Stated exercise - Copy all of the material exactly. Pictures are not to appear in the copy.
-- Start of Data extract --
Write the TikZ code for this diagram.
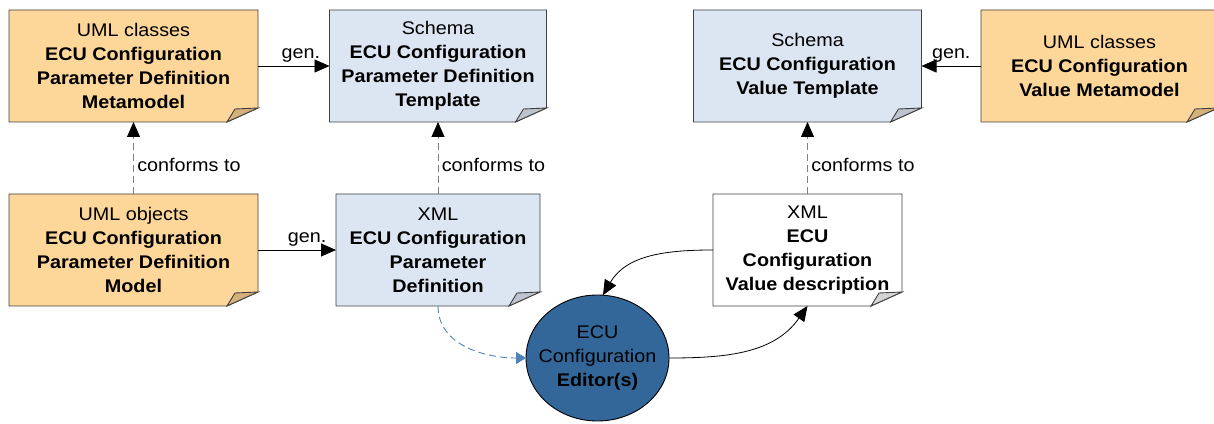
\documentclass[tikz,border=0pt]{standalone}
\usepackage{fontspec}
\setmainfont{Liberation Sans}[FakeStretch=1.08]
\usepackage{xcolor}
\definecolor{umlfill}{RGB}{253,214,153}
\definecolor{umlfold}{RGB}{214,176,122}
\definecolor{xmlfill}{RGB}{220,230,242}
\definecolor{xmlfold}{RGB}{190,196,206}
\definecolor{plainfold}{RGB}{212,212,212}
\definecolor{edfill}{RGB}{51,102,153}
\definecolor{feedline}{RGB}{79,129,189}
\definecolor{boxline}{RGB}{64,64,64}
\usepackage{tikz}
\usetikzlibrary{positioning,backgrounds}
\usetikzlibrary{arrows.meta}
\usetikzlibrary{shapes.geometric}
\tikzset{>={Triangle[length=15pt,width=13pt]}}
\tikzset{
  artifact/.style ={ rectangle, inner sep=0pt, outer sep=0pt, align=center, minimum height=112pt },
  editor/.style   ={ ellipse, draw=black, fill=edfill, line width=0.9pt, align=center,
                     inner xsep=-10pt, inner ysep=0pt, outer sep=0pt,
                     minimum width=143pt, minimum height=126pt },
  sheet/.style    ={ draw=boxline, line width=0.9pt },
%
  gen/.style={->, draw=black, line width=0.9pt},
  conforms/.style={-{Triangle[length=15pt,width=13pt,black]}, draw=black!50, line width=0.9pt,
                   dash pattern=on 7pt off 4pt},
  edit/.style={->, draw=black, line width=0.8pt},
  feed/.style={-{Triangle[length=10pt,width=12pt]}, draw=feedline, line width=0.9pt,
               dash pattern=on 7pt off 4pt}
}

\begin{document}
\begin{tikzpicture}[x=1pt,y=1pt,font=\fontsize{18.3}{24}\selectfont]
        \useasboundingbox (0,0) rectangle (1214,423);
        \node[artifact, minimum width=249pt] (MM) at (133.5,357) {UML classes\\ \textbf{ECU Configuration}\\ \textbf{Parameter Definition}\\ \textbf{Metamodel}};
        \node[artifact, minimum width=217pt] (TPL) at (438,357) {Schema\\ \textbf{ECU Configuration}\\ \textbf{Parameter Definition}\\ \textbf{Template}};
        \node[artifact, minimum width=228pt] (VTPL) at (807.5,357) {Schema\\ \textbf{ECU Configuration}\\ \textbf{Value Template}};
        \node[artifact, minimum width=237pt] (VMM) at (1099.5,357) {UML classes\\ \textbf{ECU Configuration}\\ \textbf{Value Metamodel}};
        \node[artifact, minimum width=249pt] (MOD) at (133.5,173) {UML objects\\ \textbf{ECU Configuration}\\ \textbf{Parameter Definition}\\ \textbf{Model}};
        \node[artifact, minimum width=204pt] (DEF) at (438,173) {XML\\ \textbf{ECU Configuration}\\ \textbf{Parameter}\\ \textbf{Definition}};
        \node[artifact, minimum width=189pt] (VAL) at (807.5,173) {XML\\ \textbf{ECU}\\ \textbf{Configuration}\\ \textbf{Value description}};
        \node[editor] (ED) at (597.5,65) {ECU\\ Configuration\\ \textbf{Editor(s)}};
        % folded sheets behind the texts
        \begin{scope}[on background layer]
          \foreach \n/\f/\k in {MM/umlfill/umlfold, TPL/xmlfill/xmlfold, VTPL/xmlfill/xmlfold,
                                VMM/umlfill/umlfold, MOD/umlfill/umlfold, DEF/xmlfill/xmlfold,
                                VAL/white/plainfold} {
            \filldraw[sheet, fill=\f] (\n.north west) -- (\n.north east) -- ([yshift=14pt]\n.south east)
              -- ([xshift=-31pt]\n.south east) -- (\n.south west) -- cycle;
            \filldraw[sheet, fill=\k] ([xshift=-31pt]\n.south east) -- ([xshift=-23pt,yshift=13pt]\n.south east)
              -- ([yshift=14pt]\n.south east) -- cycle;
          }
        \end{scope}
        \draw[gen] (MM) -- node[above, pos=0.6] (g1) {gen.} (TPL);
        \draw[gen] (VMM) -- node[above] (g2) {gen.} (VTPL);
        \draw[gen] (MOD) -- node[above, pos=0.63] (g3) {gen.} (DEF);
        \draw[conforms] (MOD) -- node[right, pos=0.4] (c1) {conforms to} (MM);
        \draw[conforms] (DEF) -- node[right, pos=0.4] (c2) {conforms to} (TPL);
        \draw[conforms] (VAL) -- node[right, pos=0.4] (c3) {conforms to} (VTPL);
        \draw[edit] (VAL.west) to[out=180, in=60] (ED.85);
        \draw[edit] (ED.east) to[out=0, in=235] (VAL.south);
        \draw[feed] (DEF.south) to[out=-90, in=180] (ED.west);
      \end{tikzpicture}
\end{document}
-- End of Data extract --
Expected answer -
Write the TikZ code for this diagram.
\documentclass[tikz,border=0pt]{standalone}
\usepackage{fontspec}
\setmainfont{Liberation Sans}[FakeStretch=1.08]
\usepackage{xcolor}
\definecolor{umlfill}{RGB}{253,214,153}
\definecolor{umlfold}{RGB}{214,176,122}
\definecolor{xmlfill}{RGB}{220,230,242}
\definecolor{xmlfold}{RGB}{190,196,206}
\definecolor{plainfold}{RGB}{212,212,212}
\definecolor{edfill}{RGB}{51,102,153}
\definecolor{feedline}{RGB}{79,129,189}
\definecolor{boxline}{RGB}{64,64,64}
\usepackage{tikz}
\usetikzlibrary{positioning,backgrounds}
\usetikzlibrary{arrows.meta}
\usetikzlibrary{shapes.geometric}
\tikzset{>={Triangle[length=15pt,width=13pt]}}
\tikzset{
  artifact/.style ={ rectangle, inner sep=0pt, outer sep=0pt, align=center, minimum height=112pt },
  editor/.style   ={ ellipse, draw=black, fill=edfill, line width=0.9pt, align=center,
                     inner xsep=-10pt, inner ysep=0pt, outer sep=0pt,
                     minimum width=143pt, minimum height=126pt },
  sheet/.style    ={ draw=boxline, line width=0.9pt },
%
  gen/.style={->, draw=black, line width=0.9pt},
  conforms/.style={-{Triangle[length=15pt,width=13pt,black]}, draw=black!50, line width=0.9pt,
                   dash pattern=on 7pt off 4pt},
  edit/.style={->, draw=black, line width=0.8pt},
  feed/.style={-{Triangle[length=10pt,width=12pt]}, draw=feedline, line width=0.9pt,
               dash pattern=on 7pt off 4pt}
}

\begin{document}
\begin{tikzpicture}[x=1pt,y=1pt,font=\fontsize{18.3}{24}\selectfont]
        \useasboundingbox (0,0) rectangle (1214,423);
        \node[artifact, minimum width=249pt] (MM) at (133.5,357) {UML classes\\ \textbf{ECU Configuration}\\ \textbf{Parameter Definition}\\ \textbf{Metamodel}};
        \node[artifact, minimum width=217pt] (TPL) at (438,357) {Schema\\ \textbf{ECU Configuration}\\ \textbf{Parameter Definition}\\ \textbf{Template}};
        \node[artifact, minimum width=228pt] (VTPL) at (807.5,357) {Schema\\ \textbf{ECU Configuration}\\ \textbf{Value Template}};
        \node[artifact, minimum width=237pt] (VMM) at (1099.5,357) {UML classes\\ \textbf{ECU Configuration}\\ \textbf{Value Metamodel}};
        \node[artifact, minimum width=249pt] (MOD) at (133.5,173) {UML objects\\ \textbf{ECU Configuration}\\ \textbf{Parameter Definition}\\ \textbf{Model}};
        \node[artifact, minimum width=204pt] (DEF) at (438,173) {XML\\ \textbf{ECU Configuration}\\ \textbf{Parameter}\\ \textbf{Definition}};
        \node[artifact, minimum width=189pt] (VAL) at (807.5,173) {XML\\ \textbf{ECU}\\ \textbf{Configuration}\\ \textbf{Value description}};
        \node[editor] (ED) at (597.5,65) {ECU\\ Configuration\\ \textbf{Editor(s)}};
        % folded sheets behind the texts
        \begin{scope}[on background layer]
          \foreach \n/\f/\k in {MM/umlfill/umlfold, TPL/xmlfill/xmlfold, VTPL/xmlfill/xmlfold,
                                VMM/umlfill/umlfold, MOD/umlfill/umlfold, DEF/xmlfill/xmlfold,
                                VAL/white/plainfold} {
            \filldraw[sheet, fill=\f] (\n.north west) -- (\n.north east) -- ([yshift=14pt]\n.south east)
              -- ([xshift=-31pt]\n.south east) -- (\n.south west) -- cycle;
            \filldraw[sheet, fill=\k] ([xshift=-31pt]\n.south east) -- ([xshift=-23pt,yshift=13pt]\n.south east)
              -- ([yshift=14pt]\n.south east) -- cycle;
          }
        \end{scope}
        \draw[gen] (MM) -- node[above, pos=0.6] (g1) {gen.} (TPL);
        \draw[gen] (VMM) -- node[above] (g2) {gen.} (VTPL);
        \draw[gen] (MOD) -- node[above, pos=0.63] (g3) {gen.} (DEF);
        \draw[conforms] (MOD) -- node[right, pos=0.4] (c1) {conforms to} (MM);
        \draw[conforms] (DEF) -- node[right, pos=0.4] (c2) {conforms to} (TPL);
        \draw[conforms] (VAL) -- node[right, pos=0.4] (c3) {conforms to} (VTPL);
        \draw[edit] (VAL.west) to[out=180, in=60] (ED.85);
        \draw[edit] (ED.east) to[out=0, in=235] (VAL.south);
        \draw[feed] (DEF.south) to[out=-90, in=180] (ED.west);
      \end{tikzpicture}
\end{document}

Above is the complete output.